::: Source excerpt :::

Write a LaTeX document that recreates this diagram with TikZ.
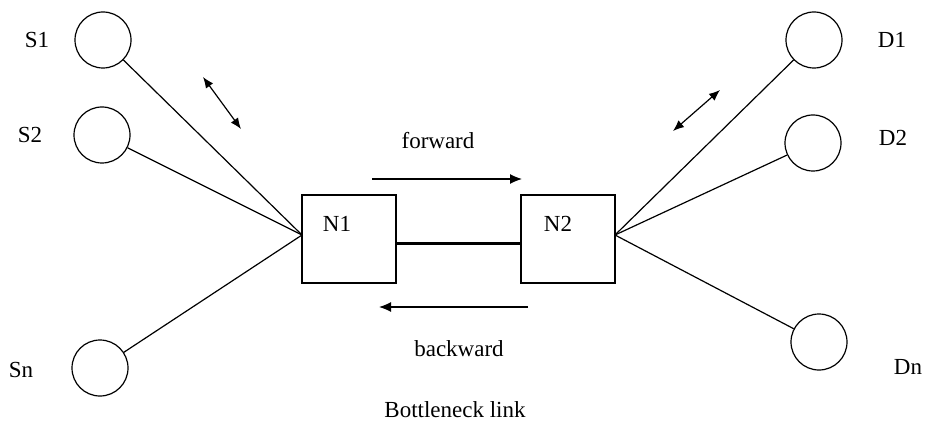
\documentclass[tikz,border=0pt]{standalone}
\usepackage{fontspec}
\setmainfont{Liberation Serif}
\usetikzlibrary{arrows.meta}
\begin{document}
\begin{tikzpicture}[x=1pt,y=-1pt,
  host/.style={draw,circle,minimum size=56pt,inner sep=0pt,line width=1.2pt},
  router/.style={draw,rectangle,minimum width=94pt,minimum height=88pt,line width=1.2pt,inner sep=0pt},
  lbl/.style={font=\fontsize{23}{27}\selectfont,inner sep=0pt},
  wire/.style={line width=1.2pt},
  flow/.style={line width=1.2pt,-{Latex[length=12pt,width=10pt]}},
  dflow/.style={line width=1.2pt,{Latex[length=11pt,width=9pt]}-{Latex[length=11pt,width=9pt]}}]
\useasboundingbox (0,0) rectangle (926,422);
% hosts
\node[host] (S1) at (103,40) {};
\node[host] (S2) at (102,135) {};
\node[host] (Sn) at (100,368) {};
\node[host] (D1) at (814,40) {};
\node[host] (D2) at (813,143) {};
\node[host] (Dn) at (819,342) {};
\node[lbl] (lS1) at (37,40) {S1};
\node[lbl] (lS2) at (30,135) {S2};
\node[lbl] (lSn) at (21,370) {Sn};
\node[lbl] (lD1) at (892,40) {D1};
\node[lbl] (lD2) at (893,138) {D2};
\node[lbl] (lDn) at (908,367) {Dn};
% routers
\node[router] (N1) at (349,239) {};
\node[router] (N2) at (568,239) {};
\node[lbl] (lN1) at (337,224) {N1};
\node[lbl] (lN2) at (558,224) {N2};
\coordinate (P1) at (302,235);
\coordinate (P2) at (615,235);
\coordinate (L1) at (396,243);
\coordinate (L2) at (521,243);
% wires
\draw[wire] (S1) -- (P1);
\draw[wire] (S2) -- (P1);
\draw[wire] (Sn) -- (P1);
\draw[wire] (D1) -- (P2);
\draw[wire] (D2) -- (P2);
\draw[wire] (Dn) -- (P2);
\draw[line width=3pt] (L1) -- (L2);
% flows
\coordinate (F1) at (372,179);
\coordinate (F2) at (522,179);
\coordinate (B1) at (528,307);
\coordinate (B2) at (379,307);
\draw[flow] (F1) -- (F2);
\draw[flow] (B1) -- (B2);
\coordinate (A1) at (203,77);
\coordinate (A2) at (241,129);
\coordinate (A3) at (720,90);
\coordinate (A4) at (673,131);
\draw[dflow] (A1) -- (A2);
\draw[dflow] (A3) -- (A4);
\node[lbl] (fw) at (438,141) {forward};
\node[lbl] (bw) at (459,349) {backward};
\node[lbl] (bn) at (455,410) {Bottleneck link};
\end{tikzpicture}
\end{document}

:::

What needs to be done: With the pictures left out, transcribe the material exactly.

Task answer:
Write a LaTeX document that recreates this diagram with TikZ.
\documentclass[tikz,border=0pt]{standalone}
\usepackage{fontspec}
\setmainfont{Liberation Serif}
\usetikzlibrary{arrows.meta}
\begin{document}
\begin{tikzpicture}[x=1pt,y=-1pt,
  host/.style={draw,circle,minimum size=56pt,inner sep=0pt,line width=1.2pt},
  router/.style={draw,rectangle,minimum width=94pt,minimum height=88pt,line width=1.2pt,inner sep=0pt},
  lbl/.style={font=\fontsize{23}{27}\selectfont,inner sep=0pt},
  wire/.style={line width=1.2pt},
  flow/.style={line width=1.2pt,-{Latex[length=12pt,width=10pt]}},
  dflow/.style={line width=1.2pt,{Latex[length=11pt,width=9pt]}-{Latex[length=11pt,width=9pt]}}]
\useasboundingbox (0,0) rectangle (926,422);
% hosts
\node[host] (S1) at (103,40) {};
\node[host] (S2) at (102,135) {};
\node[host] (Sn) at (100,368) {};
\node[host] (D1) at (814,40) {};
\node[host] (D2) at (813,143) {};
\node[host] (Dn) at (819,342) {};
\node[lbl] (lS1) at (37,40) {S1};
\node[lbl] (lS2) at (30,135) {S2};
\node[lbl] (lSn) at (21,370) {Sn};
\node[lbl] (lD1) at (892,40) {D1};
\node[lbl] (lD2) at (893,138) {D2};
\node[lbl] (lDn) at (908,367) {Dn};
% routers
\node[router] (N1) at (349,239) {};
\node[router] (N2) at (568,239) {};
\node[lbl] (lN1) at (337,224) {N1};
\node[lbl] (lN2) at (558,224) {N2};
\coordinate (P1) at (302,235);
\coordinate (P2) at (615,235);
\coordinate (L1) at (396,243);
\coordinate (L2) at (521,243);
% wires
\draw[wire] (S1) -- (P1);
\draw[wire] (S2) -- (P1);
\draw[wire] (Sn) -- (P1);
\draw[wire] (D1) -- (P2);
\draw[wire] (D2) -- (P2);
\draw[wire] (Dn) -- (P2);
\draw[line width=3pt] (L1) -- (L2);
% flows
\coordinate (F1) at (372,179);
\coordinate (F2) at (522,179);
\coordinate (B1) at (528,307);
\coordinate (B2) at (379,307);
\draw[flow] (F1) -- (F2);
\draw[flow] (B1) -- (B2);
\coordinate (A1) at (203,77);
\coordinate (A2) at (241,129);
\coordinate (A3) at (720,90);
\coordinate (A4) at (673,131);
\draw[dflow] (A1) -- (A2);
\draw[dflow] (A3) -- (A4);
\node[lbl] (fw) at (438,141) {forward};
\node[lbl] (bw) at (459,349) {backward};
\node[lbl] (bn) at (455,410) {Bottleneck link};
\end{tikzpicture}
\end{document}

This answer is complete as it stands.